I can see how people would be hostile these ideas. OldScratch, you are right when you say "I thought it was an opportunity to access the value of my future work so that it can be better utilised as and when needed." This would be true if your future potential was assesed and paid in gold. but because money is created for your future work... all the money in existance is devalued (ie a hidden tax on the currency itself)... but thats not the real problem.


dancingshadow - 2008-01-03

The real problem is the interest applied to your loan. When you get the loan, only the principle is created as money. The interest must be gathered from the general money pool. And of course, by design there can never be enough to pay back all the loans with interest, so there are constant forclosures. This creates an artifical and perpetually accelerating rat race.

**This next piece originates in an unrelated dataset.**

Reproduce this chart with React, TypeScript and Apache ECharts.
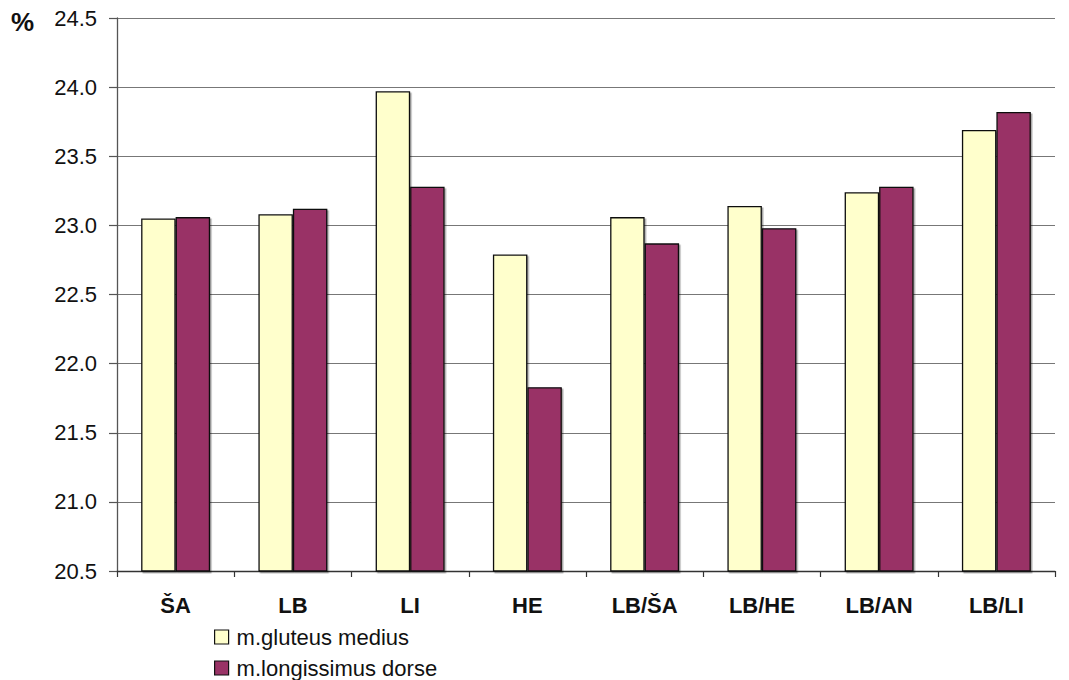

dancingshadow - 2008-01-03

Bankers win in the short term by sucking interest and gradually foreclosing on a certain percentage of real estate and real world value items. Everyone loses in the slightly longer term as the earth is shredded in an insane rush to payback a debt larger than all the money in the world.


shmocket - 2008-01-29

This is a really well presented film with fascinating insights. It seems impossible to escape from usury, since it is so deeply ingrained. What would happen to property? Recently a multimillionaire businessman called James Kahn was interviewed about the current mortgage crises faced throughout the world and mentioned the Shariah banking system in which it is illegal or immoral to charge interest. It's hard to take this seriously given that the same Shariah law system observed in some Muslim countries will mete out brutal lashings and infringe on basic human rights often based on your sex at birth, yet usury is considered immoral?